The IRS considers the tax deferred since the transaction is more of an exchange than a sale. In order to complete a 1031 exchange, you generally have to have a “qualified intermediary” lined up, of which there are a number of firms that seek to do this, and the intermediary holds the capital gains for you in escrow for up to six months until you close on your next property.
The 1031 exchange has been around since the early 1990s and was intended to ease transactions for real-estate investors who got stuck with ugly capital-gains taxes before reinvesting their proceeds. However, many people have tried to push the rules to expand it to primary and vacation homes .
“The intent of the 1031 is clearly for investment properties,” says Nichola Gardiner, vice president of San Francisco-based Churchill Exchange, which helps investors through the process. “But at the same time, everyone’s situation is different. It’s one of those things you need to talk to your accountant about before jumping into one.”
But that doesn’t stop people from trying.
Here are the nuts and bolts of a 1031 transaction: You own a Fort Lauderdale, Fla., condo that you’ve been renting to a nice old couple for the past 10 years and, despite the down market, you sell it and walk away with a $400,000 profit. You can bank the cash and get killed by the taxes, or you can pay around $1,000 for the services of an intermediary and use the 1031 exchange to purchase another investment property for $400,000 or more.
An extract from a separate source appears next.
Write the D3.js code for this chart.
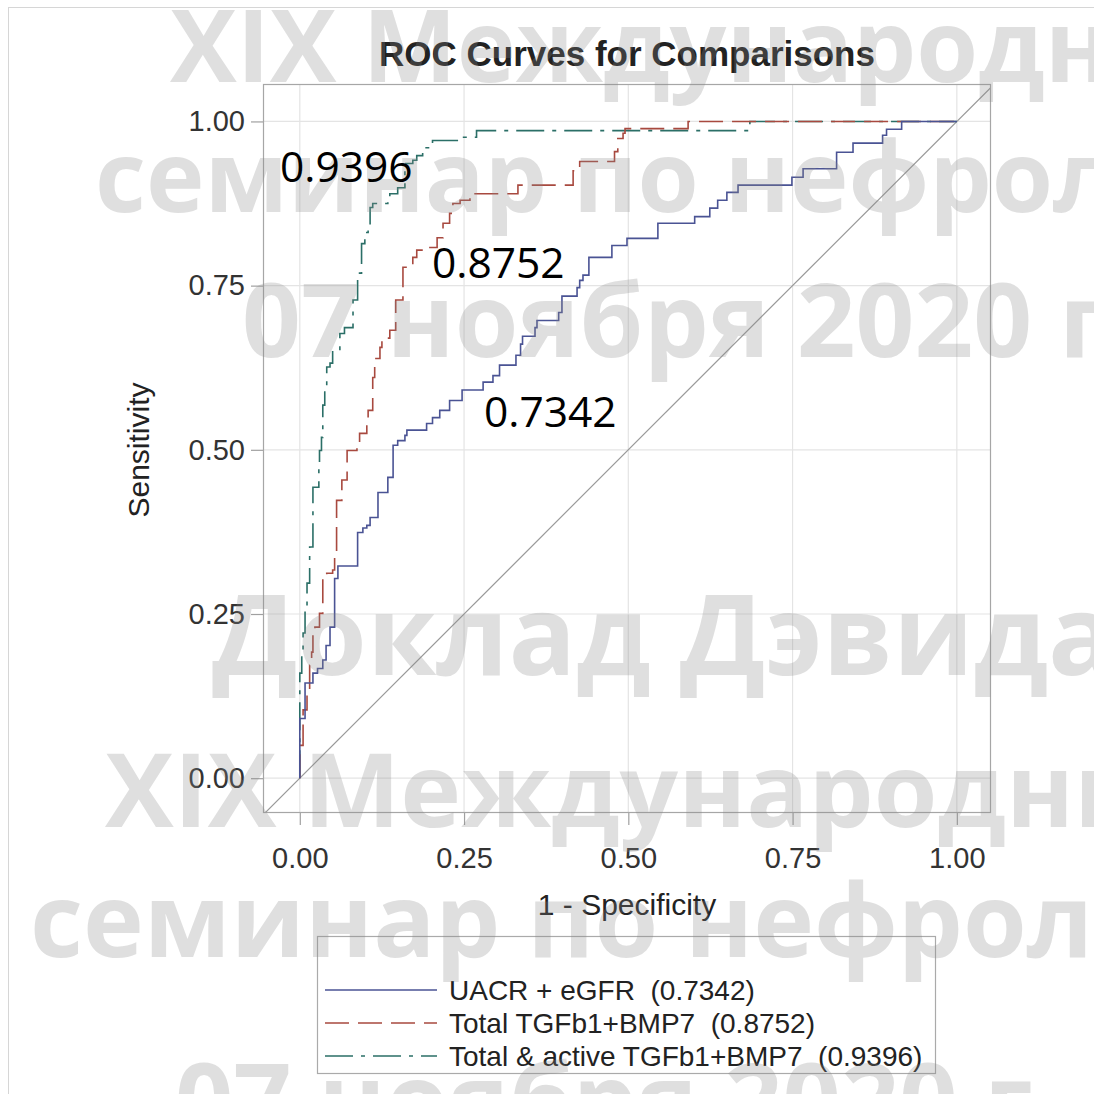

Now you decide that your next investment property should be in Aspen, Colo., so you find a beautiful two-bedroom condo with mountain views for $850,000. You’ll carry a $450,000 mortgage but you’ll also be earning the hefty rental income that those types of units rake in during peak ski season. According to the rules of 1031, you’re good.
But what if you decide you want to spend some time skiing in Aspen?
“Here’s where it gets tricky,” says Gardiner. “The IRS allows you to use the investment home yourself, but for a very limited time.”
And at an audit, you may have to defend the reason it took the entire month of December to check out your Aspen condo, especially when snow conditions were ideal and you could have easily rented the place out every night.
Another issue is “targeting” a property, which might go something like this: You sell a six-unit apartment building and pocket a $500,000 profit, then use a 1031 exchange to buy a $1.5 million home and rent it out. Your renters leave after six months, so you sell your primary home and move in.
“This is a red flag to the IRS,” Gardiner says. “They want to see that you intended that the property you bought in the exchange was going to be used for an investment.” In general, keep those renters in place for two years before moving in yourself.
There is also the raw-land loophole. You use the proceeds to buy a nice piece of land, thinking you’ll build a duplex on it to earn some cash. But a couple of years down the road, you decide the lot is best suited to build your dream home.
It’s all good according to the rules.
Just make sure your tax advisor is consulted before the foundation is built.